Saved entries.
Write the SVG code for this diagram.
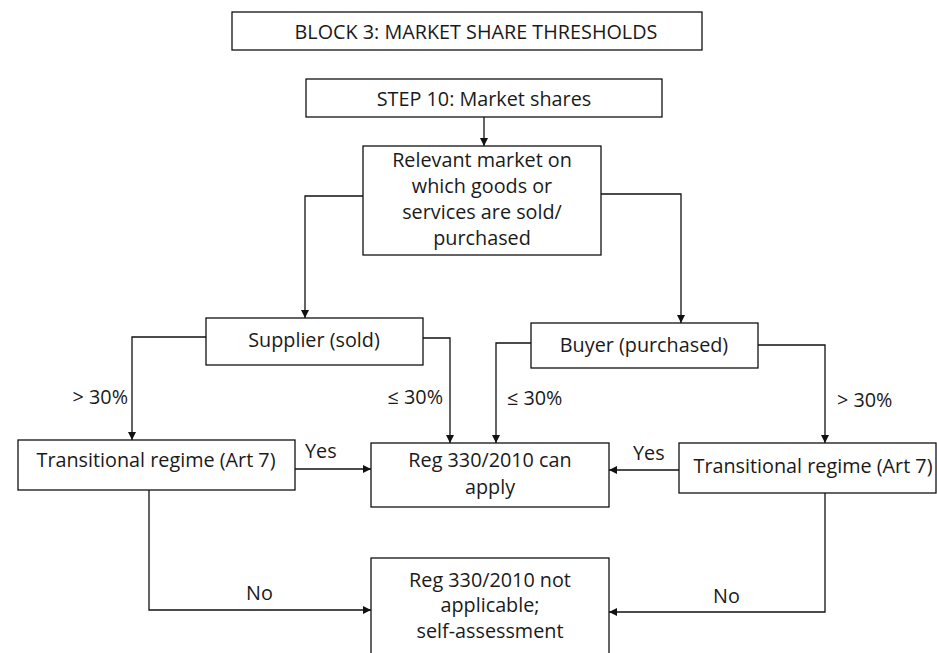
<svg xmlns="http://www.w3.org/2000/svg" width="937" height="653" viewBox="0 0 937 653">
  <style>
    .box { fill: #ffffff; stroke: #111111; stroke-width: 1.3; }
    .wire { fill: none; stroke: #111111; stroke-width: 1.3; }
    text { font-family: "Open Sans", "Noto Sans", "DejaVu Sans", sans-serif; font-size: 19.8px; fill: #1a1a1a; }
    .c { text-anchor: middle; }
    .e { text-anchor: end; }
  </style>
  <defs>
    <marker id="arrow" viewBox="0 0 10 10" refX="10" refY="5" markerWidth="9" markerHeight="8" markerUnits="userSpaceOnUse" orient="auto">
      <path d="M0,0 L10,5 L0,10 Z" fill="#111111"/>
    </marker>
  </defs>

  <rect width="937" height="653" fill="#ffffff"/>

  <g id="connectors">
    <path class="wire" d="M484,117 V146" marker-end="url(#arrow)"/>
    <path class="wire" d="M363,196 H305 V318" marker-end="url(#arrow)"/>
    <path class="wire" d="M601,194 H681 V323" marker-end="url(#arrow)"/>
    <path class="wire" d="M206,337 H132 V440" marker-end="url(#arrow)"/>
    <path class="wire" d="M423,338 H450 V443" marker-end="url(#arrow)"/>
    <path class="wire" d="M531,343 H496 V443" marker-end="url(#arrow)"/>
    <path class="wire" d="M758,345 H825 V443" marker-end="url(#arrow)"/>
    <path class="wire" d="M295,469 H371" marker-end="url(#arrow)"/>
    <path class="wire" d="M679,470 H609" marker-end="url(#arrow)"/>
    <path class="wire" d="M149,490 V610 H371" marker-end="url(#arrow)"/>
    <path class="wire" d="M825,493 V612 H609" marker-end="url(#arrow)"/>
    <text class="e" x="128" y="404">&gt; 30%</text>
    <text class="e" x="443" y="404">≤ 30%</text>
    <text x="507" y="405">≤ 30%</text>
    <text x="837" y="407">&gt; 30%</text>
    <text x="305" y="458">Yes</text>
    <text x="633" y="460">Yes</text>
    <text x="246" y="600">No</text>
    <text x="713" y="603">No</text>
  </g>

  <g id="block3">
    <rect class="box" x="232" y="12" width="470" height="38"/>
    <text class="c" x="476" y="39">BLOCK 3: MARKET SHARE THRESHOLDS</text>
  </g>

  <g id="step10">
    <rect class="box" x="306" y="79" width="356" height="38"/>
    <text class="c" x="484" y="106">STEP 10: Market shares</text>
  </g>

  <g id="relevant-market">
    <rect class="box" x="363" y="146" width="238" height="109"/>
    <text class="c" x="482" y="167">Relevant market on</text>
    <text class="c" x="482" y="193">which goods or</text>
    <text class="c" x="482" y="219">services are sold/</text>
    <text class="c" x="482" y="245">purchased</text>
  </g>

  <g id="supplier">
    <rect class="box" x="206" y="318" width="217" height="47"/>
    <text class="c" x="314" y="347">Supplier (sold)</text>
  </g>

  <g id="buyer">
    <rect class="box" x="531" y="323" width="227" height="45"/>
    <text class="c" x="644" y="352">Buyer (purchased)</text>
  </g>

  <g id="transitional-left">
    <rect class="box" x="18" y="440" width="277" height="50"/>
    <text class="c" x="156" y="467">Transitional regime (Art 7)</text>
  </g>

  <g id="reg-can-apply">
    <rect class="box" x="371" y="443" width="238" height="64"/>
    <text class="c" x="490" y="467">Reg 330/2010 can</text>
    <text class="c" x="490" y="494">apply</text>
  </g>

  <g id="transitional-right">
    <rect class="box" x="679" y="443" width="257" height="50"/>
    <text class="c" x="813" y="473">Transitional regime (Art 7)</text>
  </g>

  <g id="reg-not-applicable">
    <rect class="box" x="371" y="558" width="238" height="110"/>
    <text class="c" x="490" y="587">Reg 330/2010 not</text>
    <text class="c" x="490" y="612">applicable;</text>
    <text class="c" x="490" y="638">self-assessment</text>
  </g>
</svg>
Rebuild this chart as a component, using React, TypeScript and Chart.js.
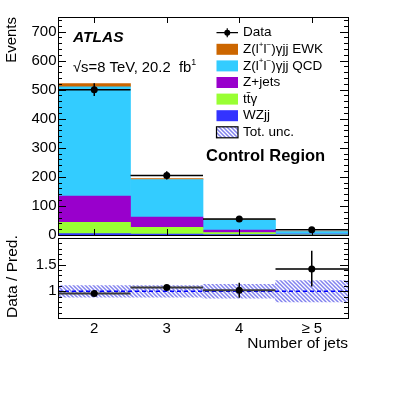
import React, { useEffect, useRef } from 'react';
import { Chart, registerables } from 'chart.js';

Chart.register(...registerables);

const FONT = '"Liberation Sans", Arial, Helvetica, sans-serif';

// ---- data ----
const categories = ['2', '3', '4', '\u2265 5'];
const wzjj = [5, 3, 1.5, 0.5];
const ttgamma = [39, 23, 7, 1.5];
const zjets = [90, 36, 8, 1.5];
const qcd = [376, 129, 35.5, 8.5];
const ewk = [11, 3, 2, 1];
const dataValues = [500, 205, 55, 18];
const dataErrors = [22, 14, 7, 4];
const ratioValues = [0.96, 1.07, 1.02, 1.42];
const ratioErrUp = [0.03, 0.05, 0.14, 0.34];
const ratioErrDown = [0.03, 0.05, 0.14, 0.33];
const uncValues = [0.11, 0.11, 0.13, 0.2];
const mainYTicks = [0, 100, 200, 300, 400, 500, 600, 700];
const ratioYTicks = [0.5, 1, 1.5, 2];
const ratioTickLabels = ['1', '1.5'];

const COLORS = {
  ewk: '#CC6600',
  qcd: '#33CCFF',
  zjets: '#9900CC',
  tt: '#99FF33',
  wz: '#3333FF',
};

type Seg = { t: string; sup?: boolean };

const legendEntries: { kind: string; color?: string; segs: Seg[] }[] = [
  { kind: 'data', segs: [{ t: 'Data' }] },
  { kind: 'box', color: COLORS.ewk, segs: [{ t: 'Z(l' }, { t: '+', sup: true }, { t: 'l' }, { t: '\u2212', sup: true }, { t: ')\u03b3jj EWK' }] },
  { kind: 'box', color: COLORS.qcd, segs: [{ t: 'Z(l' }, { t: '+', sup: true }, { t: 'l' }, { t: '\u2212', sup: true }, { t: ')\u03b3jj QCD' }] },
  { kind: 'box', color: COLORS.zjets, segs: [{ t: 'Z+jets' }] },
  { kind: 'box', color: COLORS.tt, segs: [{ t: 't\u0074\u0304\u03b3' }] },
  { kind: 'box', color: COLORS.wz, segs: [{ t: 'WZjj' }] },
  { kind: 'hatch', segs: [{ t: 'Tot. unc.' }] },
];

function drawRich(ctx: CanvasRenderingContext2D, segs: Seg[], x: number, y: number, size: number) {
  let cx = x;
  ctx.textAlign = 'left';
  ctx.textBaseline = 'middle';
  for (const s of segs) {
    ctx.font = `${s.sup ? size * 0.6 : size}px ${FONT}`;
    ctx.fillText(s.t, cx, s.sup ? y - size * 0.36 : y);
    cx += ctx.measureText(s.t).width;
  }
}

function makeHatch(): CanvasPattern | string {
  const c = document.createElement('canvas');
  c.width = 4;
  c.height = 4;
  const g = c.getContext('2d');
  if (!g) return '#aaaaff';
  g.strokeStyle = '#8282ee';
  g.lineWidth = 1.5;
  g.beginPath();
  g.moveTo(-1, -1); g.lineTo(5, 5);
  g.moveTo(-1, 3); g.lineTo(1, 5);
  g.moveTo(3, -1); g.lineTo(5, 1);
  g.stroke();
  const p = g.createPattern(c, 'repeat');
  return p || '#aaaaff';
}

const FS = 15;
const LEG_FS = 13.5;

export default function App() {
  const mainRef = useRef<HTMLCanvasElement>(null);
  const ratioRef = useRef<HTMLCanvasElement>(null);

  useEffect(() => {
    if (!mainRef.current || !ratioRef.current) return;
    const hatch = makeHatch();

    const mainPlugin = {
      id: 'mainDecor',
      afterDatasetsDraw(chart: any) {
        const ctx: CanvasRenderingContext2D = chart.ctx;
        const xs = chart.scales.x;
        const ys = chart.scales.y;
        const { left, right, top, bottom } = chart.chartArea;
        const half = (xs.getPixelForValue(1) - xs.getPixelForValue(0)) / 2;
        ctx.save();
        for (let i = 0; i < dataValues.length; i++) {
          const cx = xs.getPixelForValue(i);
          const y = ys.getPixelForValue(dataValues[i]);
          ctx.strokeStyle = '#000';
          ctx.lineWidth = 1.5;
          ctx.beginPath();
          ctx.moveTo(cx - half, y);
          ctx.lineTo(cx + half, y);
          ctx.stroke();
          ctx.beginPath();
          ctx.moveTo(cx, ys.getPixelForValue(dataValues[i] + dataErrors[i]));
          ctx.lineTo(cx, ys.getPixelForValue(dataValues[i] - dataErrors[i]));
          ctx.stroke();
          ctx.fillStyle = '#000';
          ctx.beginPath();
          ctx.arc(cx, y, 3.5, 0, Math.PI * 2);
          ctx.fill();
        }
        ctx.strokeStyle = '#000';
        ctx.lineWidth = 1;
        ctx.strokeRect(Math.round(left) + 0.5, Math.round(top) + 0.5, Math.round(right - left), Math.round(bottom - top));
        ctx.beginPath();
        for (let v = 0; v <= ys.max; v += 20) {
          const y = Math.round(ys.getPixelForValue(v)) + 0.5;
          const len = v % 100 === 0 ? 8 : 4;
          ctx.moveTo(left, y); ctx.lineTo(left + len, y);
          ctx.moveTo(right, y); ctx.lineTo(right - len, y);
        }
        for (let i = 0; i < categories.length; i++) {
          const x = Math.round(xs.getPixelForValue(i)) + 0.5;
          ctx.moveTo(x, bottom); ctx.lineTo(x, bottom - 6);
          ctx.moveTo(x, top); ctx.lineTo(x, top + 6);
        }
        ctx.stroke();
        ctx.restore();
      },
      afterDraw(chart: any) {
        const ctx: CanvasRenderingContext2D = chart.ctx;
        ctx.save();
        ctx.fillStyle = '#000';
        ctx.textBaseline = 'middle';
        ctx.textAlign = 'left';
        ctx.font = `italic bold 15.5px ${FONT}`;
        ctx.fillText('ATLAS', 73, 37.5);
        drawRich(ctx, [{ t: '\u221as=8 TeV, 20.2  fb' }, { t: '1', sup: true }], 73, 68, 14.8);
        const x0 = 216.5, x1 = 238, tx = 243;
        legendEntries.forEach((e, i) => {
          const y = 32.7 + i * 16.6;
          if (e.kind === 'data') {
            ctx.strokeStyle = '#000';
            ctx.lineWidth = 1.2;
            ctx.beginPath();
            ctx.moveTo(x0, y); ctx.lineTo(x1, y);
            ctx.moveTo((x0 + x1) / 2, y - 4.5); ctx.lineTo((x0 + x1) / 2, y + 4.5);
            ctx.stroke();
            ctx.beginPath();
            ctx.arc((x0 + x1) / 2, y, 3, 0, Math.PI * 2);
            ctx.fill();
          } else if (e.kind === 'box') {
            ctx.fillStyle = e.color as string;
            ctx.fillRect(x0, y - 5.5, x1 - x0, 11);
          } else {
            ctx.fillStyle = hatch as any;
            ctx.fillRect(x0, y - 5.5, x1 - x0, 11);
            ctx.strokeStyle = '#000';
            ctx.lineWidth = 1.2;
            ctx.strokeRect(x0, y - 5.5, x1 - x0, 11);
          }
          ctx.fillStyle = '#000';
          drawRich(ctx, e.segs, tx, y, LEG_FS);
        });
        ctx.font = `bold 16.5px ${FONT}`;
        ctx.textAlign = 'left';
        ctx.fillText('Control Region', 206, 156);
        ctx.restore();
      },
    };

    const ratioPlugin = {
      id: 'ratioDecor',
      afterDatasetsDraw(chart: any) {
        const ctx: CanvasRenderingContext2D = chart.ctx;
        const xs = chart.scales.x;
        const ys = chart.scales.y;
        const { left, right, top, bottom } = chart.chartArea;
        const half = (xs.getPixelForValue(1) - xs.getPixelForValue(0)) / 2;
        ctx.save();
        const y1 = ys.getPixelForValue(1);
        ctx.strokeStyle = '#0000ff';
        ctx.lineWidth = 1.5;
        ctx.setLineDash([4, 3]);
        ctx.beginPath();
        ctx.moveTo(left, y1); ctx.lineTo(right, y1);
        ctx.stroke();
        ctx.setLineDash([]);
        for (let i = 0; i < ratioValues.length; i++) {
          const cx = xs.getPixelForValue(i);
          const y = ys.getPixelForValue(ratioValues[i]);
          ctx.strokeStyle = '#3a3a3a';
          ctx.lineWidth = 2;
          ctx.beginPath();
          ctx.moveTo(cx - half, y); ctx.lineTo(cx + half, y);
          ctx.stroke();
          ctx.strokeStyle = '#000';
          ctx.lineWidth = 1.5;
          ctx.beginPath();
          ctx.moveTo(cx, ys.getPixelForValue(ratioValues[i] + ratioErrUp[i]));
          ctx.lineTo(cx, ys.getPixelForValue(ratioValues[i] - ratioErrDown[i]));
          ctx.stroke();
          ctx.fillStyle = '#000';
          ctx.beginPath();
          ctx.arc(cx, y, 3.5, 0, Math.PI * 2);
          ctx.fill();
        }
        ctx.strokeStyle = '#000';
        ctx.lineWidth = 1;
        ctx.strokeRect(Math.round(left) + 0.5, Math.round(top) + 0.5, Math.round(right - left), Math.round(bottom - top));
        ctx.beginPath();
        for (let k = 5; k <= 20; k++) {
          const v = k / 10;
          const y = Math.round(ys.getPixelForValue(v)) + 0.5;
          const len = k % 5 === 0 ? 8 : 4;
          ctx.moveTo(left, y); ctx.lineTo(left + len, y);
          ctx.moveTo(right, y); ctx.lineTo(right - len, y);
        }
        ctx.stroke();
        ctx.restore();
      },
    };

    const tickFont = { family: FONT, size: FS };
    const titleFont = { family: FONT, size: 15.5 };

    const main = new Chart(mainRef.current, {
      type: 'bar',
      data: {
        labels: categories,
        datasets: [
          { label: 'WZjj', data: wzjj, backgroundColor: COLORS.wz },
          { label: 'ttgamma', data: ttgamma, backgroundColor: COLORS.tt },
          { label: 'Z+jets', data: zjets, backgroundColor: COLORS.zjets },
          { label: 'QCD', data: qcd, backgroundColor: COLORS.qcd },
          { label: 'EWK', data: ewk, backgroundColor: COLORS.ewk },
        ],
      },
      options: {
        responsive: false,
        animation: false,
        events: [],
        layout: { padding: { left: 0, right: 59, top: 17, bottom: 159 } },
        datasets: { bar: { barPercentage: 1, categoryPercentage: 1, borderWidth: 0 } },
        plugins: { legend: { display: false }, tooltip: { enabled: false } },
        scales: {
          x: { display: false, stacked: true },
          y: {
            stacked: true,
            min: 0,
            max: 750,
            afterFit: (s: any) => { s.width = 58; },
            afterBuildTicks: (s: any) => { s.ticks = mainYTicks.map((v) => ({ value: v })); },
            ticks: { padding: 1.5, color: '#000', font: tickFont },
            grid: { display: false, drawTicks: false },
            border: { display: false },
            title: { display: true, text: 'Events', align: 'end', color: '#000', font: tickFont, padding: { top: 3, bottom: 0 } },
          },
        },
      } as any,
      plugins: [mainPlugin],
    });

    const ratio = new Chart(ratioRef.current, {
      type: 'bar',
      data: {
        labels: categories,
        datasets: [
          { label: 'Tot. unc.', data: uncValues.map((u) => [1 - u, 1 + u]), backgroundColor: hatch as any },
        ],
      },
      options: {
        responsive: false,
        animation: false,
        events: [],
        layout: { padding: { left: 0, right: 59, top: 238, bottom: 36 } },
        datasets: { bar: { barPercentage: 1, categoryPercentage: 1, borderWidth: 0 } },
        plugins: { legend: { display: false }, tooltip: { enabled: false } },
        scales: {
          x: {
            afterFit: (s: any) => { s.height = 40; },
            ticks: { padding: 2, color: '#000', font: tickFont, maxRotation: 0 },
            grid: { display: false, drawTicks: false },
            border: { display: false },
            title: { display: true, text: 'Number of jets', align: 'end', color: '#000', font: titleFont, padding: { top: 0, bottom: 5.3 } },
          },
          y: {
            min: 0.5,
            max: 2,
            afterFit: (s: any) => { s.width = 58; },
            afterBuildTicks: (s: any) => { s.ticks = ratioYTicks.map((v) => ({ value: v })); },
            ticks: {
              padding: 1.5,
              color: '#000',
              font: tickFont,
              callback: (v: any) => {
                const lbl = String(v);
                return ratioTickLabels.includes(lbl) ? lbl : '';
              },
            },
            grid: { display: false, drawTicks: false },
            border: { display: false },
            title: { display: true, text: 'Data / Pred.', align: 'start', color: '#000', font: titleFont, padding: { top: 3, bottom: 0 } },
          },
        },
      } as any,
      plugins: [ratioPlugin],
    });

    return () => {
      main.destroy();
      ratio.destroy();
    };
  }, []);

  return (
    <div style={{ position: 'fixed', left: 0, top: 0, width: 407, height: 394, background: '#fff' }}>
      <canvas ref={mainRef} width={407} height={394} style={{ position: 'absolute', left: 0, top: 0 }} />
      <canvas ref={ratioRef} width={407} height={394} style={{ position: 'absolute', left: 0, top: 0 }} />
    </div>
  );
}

TASK GOAL.
Only the lines from the one with "Rebuild this chart" down to the one with "Arial, Helvetica, sans-serif';" belong in your copy, both ends included; write them out exactly and skip any pictures.

RESULT FOR THIS TASK.
Rebuild this chart as a component, using React, TypeScript and Chart.js.
import React, { useEffect, useRef } from 'react';
import { Chart, registerables } from 'chart.js';

Chart.register(...registerables);

const FONT = '"Liberation Sans", Arial, Helvetica, sans-serif';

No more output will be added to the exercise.